Objective: Copy all of the material word for word, except for the pictures.

Dataset extract:
○ ○ ○ ○ ○ ○ ○

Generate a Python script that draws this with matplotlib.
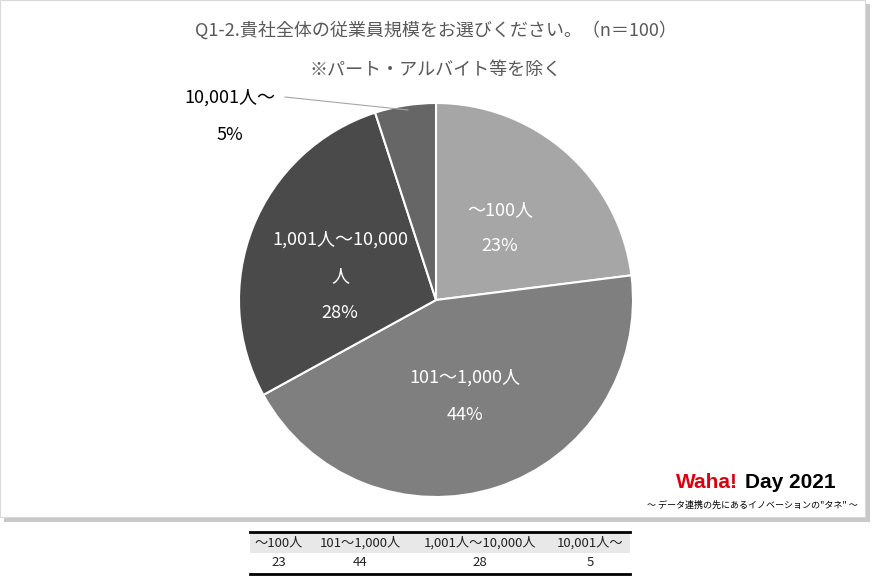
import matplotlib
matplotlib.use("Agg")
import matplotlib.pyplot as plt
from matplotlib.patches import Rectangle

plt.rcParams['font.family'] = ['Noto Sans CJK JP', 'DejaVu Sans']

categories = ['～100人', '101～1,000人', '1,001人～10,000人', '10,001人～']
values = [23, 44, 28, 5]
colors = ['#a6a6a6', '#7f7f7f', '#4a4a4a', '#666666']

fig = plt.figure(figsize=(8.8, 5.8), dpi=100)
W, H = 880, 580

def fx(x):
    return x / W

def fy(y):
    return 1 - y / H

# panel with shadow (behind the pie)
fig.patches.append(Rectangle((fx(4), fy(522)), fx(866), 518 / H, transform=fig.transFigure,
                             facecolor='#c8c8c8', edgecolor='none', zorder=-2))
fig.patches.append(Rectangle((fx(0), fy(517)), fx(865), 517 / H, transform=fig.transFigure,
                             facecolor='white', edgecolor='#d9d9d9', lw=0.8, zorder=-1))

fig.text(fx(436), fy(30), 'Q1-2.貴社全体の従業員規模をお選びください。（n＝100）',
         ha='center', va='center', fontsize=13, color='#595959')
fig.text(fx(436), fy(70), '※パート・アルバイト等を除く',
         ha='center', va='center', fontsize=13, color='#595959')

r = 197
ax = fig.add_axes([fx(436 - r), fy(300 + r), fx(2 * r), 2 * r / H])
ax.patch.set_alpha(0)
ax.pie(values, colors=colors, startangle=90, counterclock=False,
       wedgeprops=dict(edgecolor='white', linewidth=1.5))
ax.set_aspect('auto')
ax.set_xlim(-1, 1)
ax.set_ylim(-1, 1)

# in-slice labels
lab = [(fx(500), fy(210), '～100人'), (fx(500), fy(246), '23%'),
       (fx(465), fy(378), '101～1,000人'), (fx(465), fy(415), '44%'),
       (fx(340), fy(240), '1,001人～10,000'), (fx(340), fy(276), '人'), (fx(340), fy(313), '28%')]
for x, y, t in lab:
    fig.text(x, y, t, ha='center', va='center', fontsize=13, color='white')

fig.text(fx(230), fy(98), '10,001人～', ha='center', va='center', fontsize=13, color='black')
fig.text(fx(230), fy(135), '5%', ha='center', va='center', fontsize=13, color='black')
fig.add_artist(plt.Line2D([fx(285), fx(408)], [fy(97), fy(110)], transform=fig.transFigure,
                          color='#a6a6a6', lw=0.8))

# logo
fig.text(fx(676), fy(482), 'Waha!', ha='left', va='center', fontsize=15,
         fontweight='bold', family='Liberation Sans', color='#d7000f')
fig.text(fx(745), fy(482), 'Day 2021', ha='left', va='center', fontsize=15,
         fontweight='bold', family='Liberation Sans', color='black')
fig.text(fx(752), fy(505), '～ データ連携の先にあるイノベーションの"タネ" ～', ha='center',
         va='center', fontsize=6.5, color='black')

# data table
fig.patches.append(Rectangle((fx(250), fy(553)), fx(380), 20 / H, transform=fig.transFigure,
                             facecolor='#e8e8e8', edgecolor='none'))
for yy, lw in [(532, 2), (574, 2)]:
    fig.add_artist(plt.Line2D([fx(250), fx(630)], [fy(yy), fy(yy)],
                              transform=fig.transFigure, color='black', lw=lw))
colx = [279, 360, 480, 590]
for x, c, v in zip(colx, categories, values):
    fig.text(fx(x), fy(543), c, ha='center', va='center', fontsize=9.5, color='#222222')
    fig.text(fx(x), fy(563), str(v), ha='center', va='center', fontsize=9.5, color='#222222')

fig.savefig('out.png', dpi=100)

○ ○ ○ ○ ○ ○ ○

Written answer:
Generate a Python script that draws this with matplotlib.
import matplotlib
matplotlib.use("Agg")
import matplotlib.pyplot as plt
from matplotlib.patches import Rectangle

plt.rcParams['font.family'] = ['Noto Sans CJK JP', 'DejaVu Sans']

categories = ['～100人', '101～1,000人', '1,001人～10,000人', '10,001人～']
values = [23, 44, 28, 5]
colors = ['#a6a6a6', '#7f7f7f', '#4a4a4a', '#666666']

fig = plt.figure(figsize=(8.8, 5.8), dpi=100)
W, H = 880, 580

def fx(x):
    return x / W

def fy(y):
    return 1 - y / H

# panel with shadow (behind the pie)
fig.patches.append(Rectangle((fx(4), fy(522)), fx(866), 518 / H, transform=fig.transFigure,
                             facecolor='#c8c8c8', edgecolor='none', zorder=-2))
fig.patches.append(Rectangle((fx(0), fy(517)), fx(865), 517 / H, transform=fig.transFigure,
                             facecolor='white', edgecolor='#d9d9d9', lw=0.8, zorder=-1))

fig.text(fx(436), fy(30), 'Q1-2.貴社全体の従業員規模をお選びください。（n＝100）',
         ha='center', va='center', fontsize=13, color='#595959')
fig.text(fx(436), fy(70), '※パート・アルバイト等を除く',
         ha='center', va='center', fontsize=13, color='#595959')

r = 197
ax = fig.add_axes([fx(436 - r), fy(300 + r), fx(2 * r), 2 * r / H])
ax.patch.set_alpha(0)
ax.pie(values, colors=colors, startangle=90, counterclock=False,
       wedgeprops=dict(edgecolor='white', linewidth=1.5))
ax.set_aspect('auto')
ax.set_xlim(-1, 1)
ax.set_ylim(-1, 1)

# in-slice labels
lab = [(fx(500), fy(210), '～100人'), (fx(500), fy(246), '23%'),
       (fx(465), fy(378), '101～1,000人'), (fx(465), fy(415), '44%'),
       (fx(340), fy(240), '1,001人～10,000'), (fx(340), fy(276), '人'), (fx(340), fy(313), '28%')]
for x, y, t in lab:
    fig.text(x, y, t, ha='center', va='center', fontsize=13, color='white')

fig.text(fx(230), fy(98), '10,001人～', ha='center', va='center', fontsize=13, color='black')
fig.text(fx(230), fy(135), '5%', ha='center', va='center', fontsize=13, color='black')
fig.add_artist(plt.Line2D([fx(285), fx(408)], [fy(97), fy(110)], transform=fig.transFigure,
                          color='#a6a6a6', lw=0.8))

# logo
fig.text(fx(676), fy(482), 'Waha!', ha='left', va='center', fontsize=15,
         fontweight='bold', family='Liberation Sans', color='#d7000f')
fig.text(fx(745), fy(482), 'Day 2021', ha='left', va='center', fontsize=15,
         fontweight='bold', family='Liberation Sans', color='black')
fig.text(fx(752), fy(505), '～ データ連携の先にあるイノベーションの"タネ" ～', ha='center',
         va='center', fontsize=6.5, color='black')

# data table
fig.patches.append(Rectangle((fx(250), fy(553)), fx(380), 20 / H, transform=fig.transFigure,
                             facecolor='#e8e8e8', edgecolor='none'))
for yy, lw in [(532, 2), (574, 2)]:
    fig.add_artist(plt.Line2D([fx(250), fx(630)], [fy(yy), fy(yy)],
                              transform=fig.transFigure, color='black', lw=lw))
colx = [279, 360, 480, 590]
for x, c, v in zip(colx, categories, values):
    fig.text(fx(x), fy(543), c, ha='center', va='center', fontsize=9.5, color='#222222')
    fig.text(fx(x), fy(563), str(v), ha='center', va='center', fontsize=9.5, color='#222222')

fig.savefig('out.png', dpi=100)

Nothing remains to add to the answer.